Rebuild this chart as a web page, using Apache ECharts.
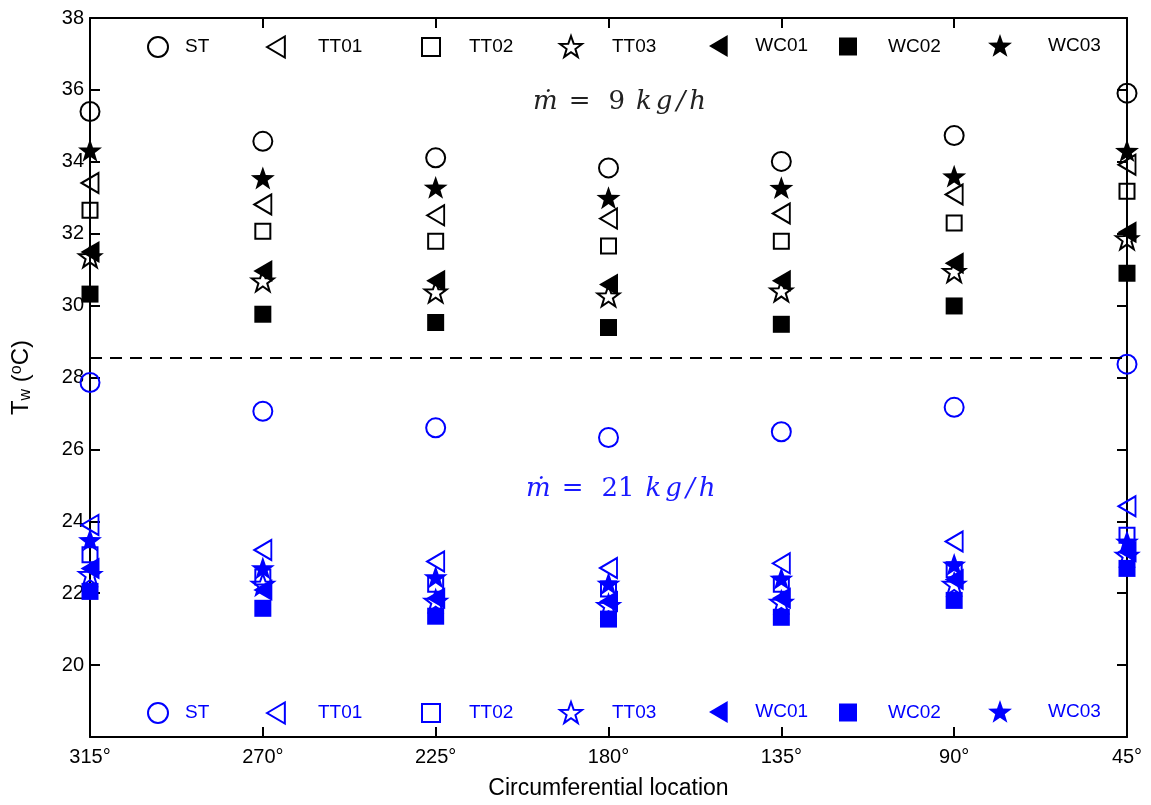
<!DOCTYPE html>
<html>
<head>
<meta charset="utf-8">
<script src="https://cdn.jsdelivr.net/npm/echarts@6/dist/echarts.min.js"></script>
<style>html,body{margin:0;padding:0;background:#fff}#c{width:1151px;height:805px}</style>
</head>
<body>
<div id="c"></div>
<script>
// ---- data ----
const categories = ['315°','270°','225°','180°','135°','90°','45°'];
const yTicks = [18, 38, 2];
const seriesNames = ['ST','TT01','TT02','TT03','WC01','WC02','WC03'];
// m = 9 kg/h (black)
const ST_9   = [35.40, 34.57, 34.11, 33.83, 34.01, 34.73, 35.91];
const TT01_9 = [33.41, 32.81, 32.51, 32.42, 32.56, 33.09, 33.92];
const TT02_9 = [32.65, 32.07, 31.79, 31.66, 31.79, 32.30, 33.18];
const TT03_9 = [31.36, 30.69, 30.38, 30.27, 30.41, 30.95, 31.86];
const WC01_9 = [31.49, 30.96, 30.69, 30.59, 30.69, 31.18, 32.04];
const WC02_9 = [30.32, 29.76, 29.53, 29.39, 29.48, 29.99, 30.90];
const WC03_9 = [34.32, 33.55, 33.29, 33.00, 33.28, 33.60, 34.31];
// m = 21 kg/h (blue)
const ST_21   = [27.86, 27.06, 26.60, 26.33, 26.49, 27.17, 28.37];
const TT01_21 = [23.90, 23.20, 22.88, 22.70, 22.83, 23.44, 24.42];
const TT02_21 = [23.07, 22.45, 22.25, 22.12, 22.25, 22.65, 23.61];
const TT03_21 = [22.52, 22.25, 21.78, 21.66, 21.75, 22.25, 23.06];
const WC01_21 = [22.69, 22.09, 21.86, 21.77, 21.86, 22.38, 23.15];
const WC02_21 = [22.05, 21.58, 21.36, 21.28, 21.33, 21.80, 22.69];
const WC03_21 = [23.48, 22.70, 22.45, 22.27, 22.41, 22.80, 23.44];
const separator = 28.55;

// ---- styles ----
const STAR = 'path://M0,-10L2.35,-3.24L9.51,-3.09L3.80,1.24L5.88,8.09L0,4L-5.88,8.09L-3.80,1.24L-9.51,-3.09L-2.35,-3.24Z';
const TRI_LEFT = 'path://M0,10L17,0L17,20Z';
const markerDefs = [
  {symbol:'circle', size:19, filled:false, rot:0, icon:'circle'},
  {symbol:'triangle', size:[20,17], filled:false, rot:90, icon:TRI_LEFT},
  {symbol:'rect', size:15, filled:false, rot:0, icon:'rect'},
  {symbol:STAR, size:22, filled:false, rot:0, icon:STAR},
  {symbol:'triangle', size:[22,19], filled:true, rot:90, icon:TRI_LEFT},
  {symbol:'rect', size:17, filled:true, rot:0, icon:'rect'},
  {symbol:STAR, size:24, filled:true, rot:0, icon:STAR}
];
// legend layout (pixels): marker left edge, gap before text, icon size
const legendX = [147, 266, 421, 559, 709, 839, 988];
const legendPad = [12, 28, 24, 25, 22, 26, 31];
const legendIcon = [[20,20],[18,21],[18,18],[22,22],[20,22],[18,18],[24,24]];
const data9 = [ST_9, TT01_9, TT02_9, TT03_9, WC01_9, WC02_9, WC03_9];
const data21 = [ST_21, TT01_21, TT02_21, TT03_21, WC01_21, WC02_21, WC03_21];

function mk(name, values, color, i){
  const m = markerDefs[i];
  return {
    name: name, type:'scatter', xAxisIndex:0, yAxisIndex:0,
    data: values, symbol: m.symbol, symbolSize: m.size, symbolRotate: m.rot,
    symbolKeepAspect: true,
    itemStyle: m.filled ? {color: color, borderWidth:0, opacity:1} : {color:'transparent', borderColor: color, borderWidth: 2, opacity:1},
    emphasis:{disabled:true}, z: 3 + i
  };
}
const series = [];
seriesNames.forEach((n,i)=>series.push(mk(n, data9[i], '#000', i)));
seriesNames.forEach((n,i)=>series.push(mk(n+' ', data21[i], '#0000ff', i)));
series[0].markLine = {
  silent:true, symbol:'none', label:{show:false},
  lineStyle:{color:'#000', type:[12,8], width:2, opacity:1},
  data:[{yAxis: separator}]
};

const FF = 'Liberation Sans, Arial, sans-serif';
const axisFont = {fontFamily:FF, fontSize:20, color:'#000'};
const legends = [];
[[seriesNames, 36, '#000'], [seriesNames.map(n=>n+' '), 702, '#0000ff']].forEach(([names, top, color])=>{
  names.forEach((n,i)=>{
    legends.push({
      left: legendX[i], top: top + (20 - legendIcon[i][1]) / 2, itemWidth: legendIcon[i][0], itemHeight: legendIcon[i][1],
      padding: 0, selectedMode:false,
      data:[{name:n, icon: markerDefs[i].icon}],
      formatter: s => '{t|' + s.trim() + '}',
      textStyle:{fontFamily:FF, fontSize:19, color:color, rich:{t:{fontFamily:FF, fontSize:19, color:color, padding:[0,0,0,legendPad[i]]}}}
    });
  });
});

function mathText(parts, color){
  return {
    text: parts,
    rich:{
      i:{fontFamily:'DejaVu Serif, serif', fontStyle:'italic', fontSize:26, fill:color, padding:[0,2,0,2]},
      r:{fontFamily:'DejaVu Serif, serif', fontSize:26, fill:color, padding:[0,9,0,9]}
    }
  };
}

const option = {
  animation:false,
  backgroundColor:'#fff',
  grid:{left:90, right:24, top:18, bottom:65, containLabel:false},
  xAxis:[{
    type:'category', data:categories, boundaryGap:false, position:'bottom',
    axisLine:{lineStyle:{color:'#000', width:2}},
    axisTick:{inside:true, length:10, lineStyle:{color:'#000', width:2}},
    axisLabel:Object.assign({margin:10}, axisFont),
    splitLine:{show:false},
    name:'Circumferential location', nameLocation:'middle', nameGap:40,
    nameTextStyle:{fontFamily:FF, fontSize:23, color:'#000'}
  },{
    type:'category', data:categories, boundaryGap:false, position:'top',
    axisLine:{lineStyle:{color:'#000', width:2}},
    axisTick:{inside:true, length:10, lineStyle:{color:'#000', width:2}},
    axisLabel:{show:false}, splitLine:{show:false}
  }],
  yAxis:[{
    type:'value', min:yTicks[0], max:yTicks[1], interval:yTicks[2], position:'left',
    axisLine:{show:true, lineStyle:{color:'#000', width:2}},
    axisTick:{show:true, inside:true, length:10, lineStyle:{color:'#000', width:2}},
    axisLabel:Object.assign({margin:6, formatter: v => (v===18 ? '' : String(v))}, axisFont),
    splitLine:{show:false},
    name:'{t|T}{s|w}{t| (}{p|o}{t|C)}', nameLocation:'middle', nameGap:56, nameRotate:90,
    nameTextStyle:{
      rich:{
        t:{fontFamily:FF, fontSize:24, color:'#000'},
        s:{fontFamily:FF, fontSize:16, color:'#000', verticalAlign:'bottom', padding:[9,0,0,0]},
        p:{fontFamily:FF, fontSize:16, color:'#000', verticalAlign:'top', padding:[0,0,9,0]}
      }
    }
  },{
    type:'value', min:yTicks[0], max:yTicks[1], interval:yTicks[2], position:'right',
    axisLine:{show:true, lineStyle:{color:'#000', width:2}},
    axisTick:{show:true, inside:true, length:10, lineStyle:{color:'#000', width:2}},
    axisLabel:{show:false}, splitLine:{show:false}
  }],
  legend: legends,
  graphic:[
    {type:'text', left:533, top:89, z:10, style: mathText('{i|ṁ}{r|=}{r|9}{i|k}{i|g}{i|/}{i|h}', '#222')},
    {type:'text', left:526, top:476, z:10, style: mathText('{i|ṁ}{r|=}{r|21}{i|k}{i|g}{i|/}{i|h}', '#1a1aff')}
  ],
  series: series
};
const chart = echarts.init(document.getElementById('c'), null, {renderer:'canvas'});
chart.setOption(option);
</script>
</body>
</html>
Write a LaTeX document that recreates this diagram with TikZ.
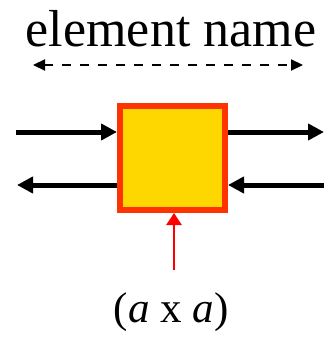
------------------------------------------------
- [Work required]: Of the lines in this listing, how many contain "document"? Reply with the number and nothing more.

- [Output for this task]: 2